* **Problem to solve**
Give the data again exactly as written, skipping any pictures.

-- start --

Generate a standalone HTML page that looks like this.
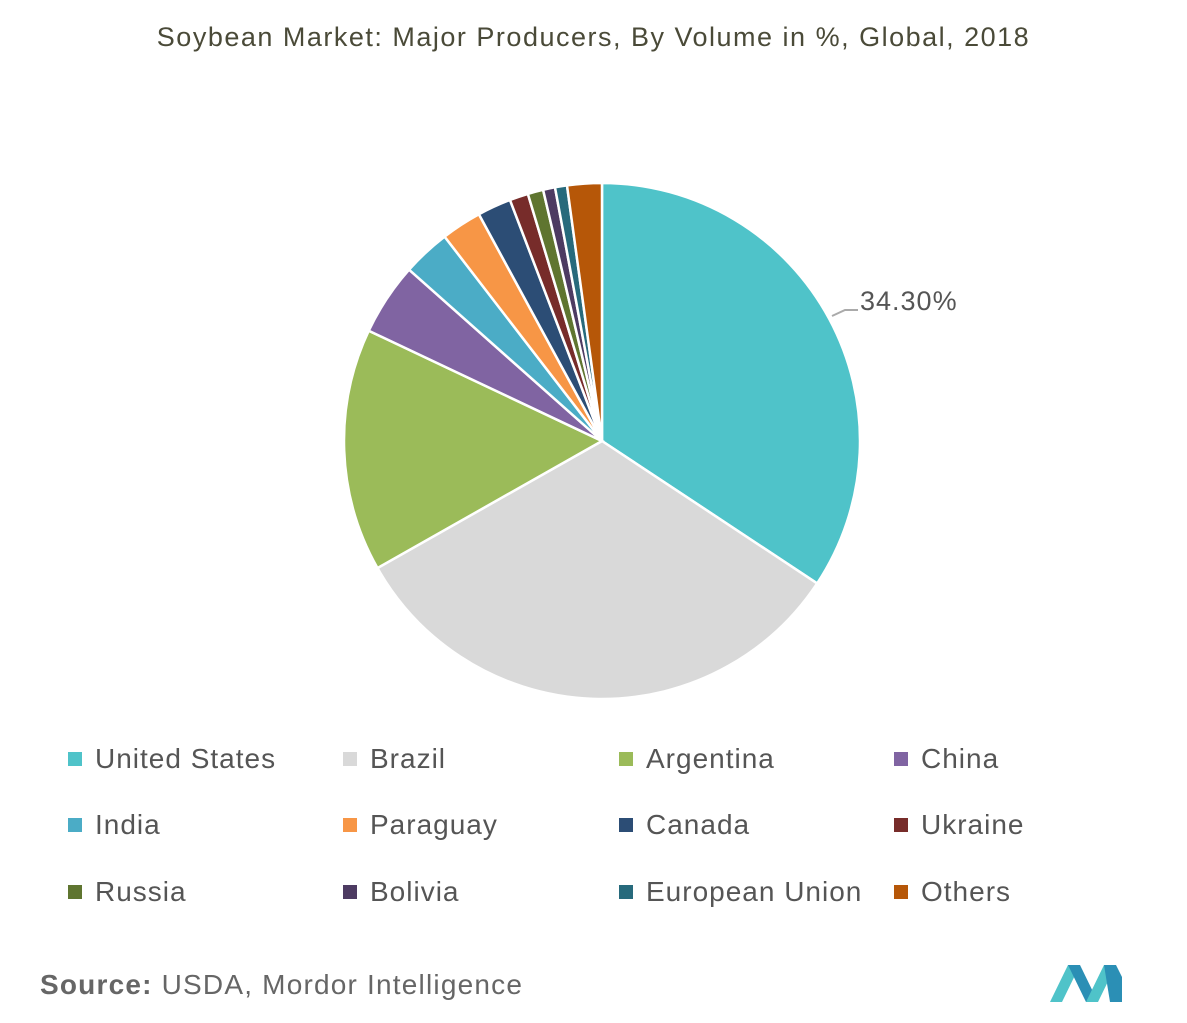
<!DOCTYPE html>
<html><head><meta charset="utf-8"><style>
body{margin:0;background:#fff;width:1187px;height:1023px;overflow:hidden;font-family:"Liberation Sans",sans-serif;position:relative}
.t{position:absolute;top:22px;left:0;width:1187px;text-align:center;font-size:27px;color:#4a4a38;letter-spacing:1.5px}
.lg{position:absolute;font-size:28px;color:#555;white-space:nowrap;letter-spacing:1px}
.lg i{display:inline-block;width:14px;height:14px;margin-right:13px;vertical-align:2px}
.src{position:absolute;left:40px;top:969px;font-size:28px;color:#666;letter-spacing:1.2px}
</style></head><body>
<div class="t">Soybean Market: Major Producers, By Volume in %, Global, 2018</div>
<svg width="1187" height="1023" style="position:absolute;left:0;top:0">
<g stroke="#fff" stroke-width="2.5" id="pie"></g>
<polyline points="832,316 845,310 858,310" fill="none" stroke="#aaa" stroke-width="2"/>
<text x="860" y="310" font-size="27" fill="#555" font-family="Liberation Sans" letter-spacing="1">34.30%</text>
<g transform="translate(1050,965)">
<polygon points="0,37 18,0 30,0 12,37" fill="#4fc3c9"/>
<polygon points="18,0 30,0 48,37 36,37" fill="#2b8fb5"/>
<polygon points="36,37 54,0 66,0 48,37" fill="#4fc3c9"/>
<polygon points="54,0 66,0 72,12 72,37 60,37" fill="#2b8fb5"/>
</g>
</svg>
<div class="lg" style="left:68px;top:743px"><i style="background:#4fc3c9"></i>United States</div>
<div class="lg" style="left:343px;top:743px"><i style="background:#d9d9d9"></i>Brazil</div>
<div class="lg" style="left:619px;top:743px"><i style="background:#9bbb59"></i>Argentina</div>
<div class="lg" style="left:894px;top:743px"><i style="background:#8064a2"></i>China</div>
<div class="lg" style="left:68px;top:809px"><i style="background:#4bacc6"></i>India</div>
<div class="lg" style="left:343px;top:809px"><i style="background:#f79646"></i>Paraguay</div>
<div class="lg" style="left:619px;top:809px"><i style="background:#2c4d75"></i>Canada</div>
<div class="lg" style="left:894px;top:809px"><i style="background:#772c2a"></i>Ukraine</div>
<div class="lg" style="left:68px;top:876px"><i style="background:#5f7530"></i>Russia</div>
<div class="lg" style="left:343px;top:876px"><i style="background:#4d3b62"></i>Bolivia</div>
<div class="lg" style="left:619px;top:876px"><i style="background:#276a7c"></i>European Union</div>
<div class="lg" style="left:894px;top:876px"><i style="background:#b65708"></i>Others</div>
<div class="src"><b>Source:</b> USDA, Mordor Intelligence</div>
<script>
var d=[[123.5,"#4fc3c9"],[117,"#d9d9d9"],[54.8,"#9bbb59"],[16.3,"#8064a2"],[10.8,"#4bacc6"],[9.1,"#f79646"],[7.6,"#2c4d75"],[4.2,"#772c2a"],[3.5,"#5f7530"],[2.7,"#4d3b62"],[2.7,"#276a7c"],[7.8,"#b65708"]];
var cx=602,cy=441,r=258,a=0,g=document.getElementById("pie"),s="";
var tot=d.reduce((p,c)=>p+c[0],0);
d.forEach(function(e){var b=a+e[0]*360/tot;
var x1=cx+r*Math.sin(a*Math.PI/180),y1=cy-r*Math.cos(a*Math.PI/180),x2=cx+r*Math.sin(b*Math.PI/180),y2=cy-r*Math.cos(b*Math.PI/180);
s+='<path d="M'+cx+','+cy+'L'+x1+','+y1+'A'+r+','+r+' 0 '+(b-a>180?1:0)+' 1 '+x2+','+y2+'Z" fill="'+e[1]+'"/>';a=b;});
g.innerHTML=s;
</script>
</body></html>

-- end --

* **Output for this task**
Generate a standalone HTML page that looks like this.
<!DOCTYPE html>
<html><head><meta charset="utf-8"><style>
body{margin:0;background:#fff;width:1187px;height:1023px;overflow:hidden;font-family:"Liberation Sans",sans-serif;position:relative}
.t{position:absolute;top:22px;left:0;width:1187px;text-align:center;font-size:27px;color:#4a4a38;letter-spacing:1.5px}
.lg{position:absolute;font-size:28px;color:#555;white-space:nowrap;letter-spacing:1px}
.lg i{display:inline-block;width:14px;height:14px;margin-right:13px;vertical-align:2px}
.src{position:absolute;left:40px;top:969px;font-size:28px;color:#666;letter-spacing:1.2px}
</style></head><body>
<div class="t">Soybean Market: Major Producers, By Volume in %, Global, 2018</div>
<svg width="1187" height="1023" style="position:absolute;left:0;top:0">
<g stroke="#fff" stroke-width="2.5" id="pie"></g>
<polyline points="832,316 845,310 858,310" fill="none" stroke="#aaa" stroke-width="2"/>
<text x="860" y="310" font-size="27" fill="#555" font-family="Liberation Sans" letter-spacing="1">34.30%</text>
<g transform="translate(1050,965)">
<polygon points="0,37 18,0 30,0 12,37" fill="#4fc3c9"/>
<polygon points="18,0 30,0 48,37 36,37" fill="#2b8fb5"/>
<polygon points="36,37 54,0 66,0 48,37" fill="#4fc3c9"/>
<polygon points="54,0 66,0 72,12 72,37 60,37" fill="#2b8fb5"/>
</g>
</svg>
<div class="lg" style="left:68px;top:743px"><i style="background:#4fc3c9"></i>United States</div>
<div class="lg" style="left:343px;top:743px"><i style="background:#d9d9d9"></i>Brazil</div>
<div class="lg" style="left:619px;top:743px"><i style="background:#9bbb59"></i>Argentina</div>
<div class="lg" style="left:894px;top:743px"><i style="background:#8064a2"></i>China</div>
<div class="lg" style="left:68px;top:809px"><i style="background:#4bacc6"></i>India</div>
<div class="lg" style="left:343px;top:809px"><i style="background:#f79646"></i>Paraguay</div>
<div class="lg" style="left:619px;top:809px"><i style="background:#2c4d75"></i>Canada</div>
<div class="lg" style="left:894px;top:809px"><i style="background:#772c2a"></i>Ukraine</div>
<div class="lg" style="left:68px;top:876px"><i style="background:#5f7530"></i>Russia</div>
<div class="lg" style="left:343px;top:876px"><i style="background:#4d3b62"></i>Bolivia</div>
<div class="lg" style="left:619px;top:876px"><i style="background:#276a7c"></i>European Union</div>
<div class="lg" style="left:894px;top:876px"><i style="background:#b65708"></i>Others</div>
<div class="src"><b>Source:</b> USDA, Mordor Intelligence</div>
<script>
var d=[[123.5,"#4fc3c9"],[117,"#d9d9d9"],[54.8,"#9bbb59"],[16.3,"#8064a2"],[10.8,"#4bacc6"],[9.1,"#f79646"],[7.6,"#2c4d75"],[4.2,"#772c2a"],[3.5,"#5f7530"],[2.7,"#4d3b62"],[2.7,"#276a7c"],[7.8,"#b65708"]];
var cx=602,cy=441,r=258,a=0,g=document.getElementById("pie"),s="";
var tot=d.reduce((p,c)=>p+c[0],0);
d.forEach(function(e){var b=a+e[0]*360/tot;
var x1=cx+r*Math.sin(a*Math.PI/180),y1=cy-r*Math.cos(a*Math.PI/180),x2=cx+r*Math.sin(b*Math.PI/180),y2=cy-r*Math.cos(b*Math.PI/180);
s+='<path d="M'+cx+','+cy+'L'+x1+','+y1+'A'+r+','+r+' 0 '+(b-a>180?1:0)+' 1 '+x2+','+y2+'Z" fill="'+e[1]+'"/>';a=b;});
g.innerHTML=s;
</script>
</body></html>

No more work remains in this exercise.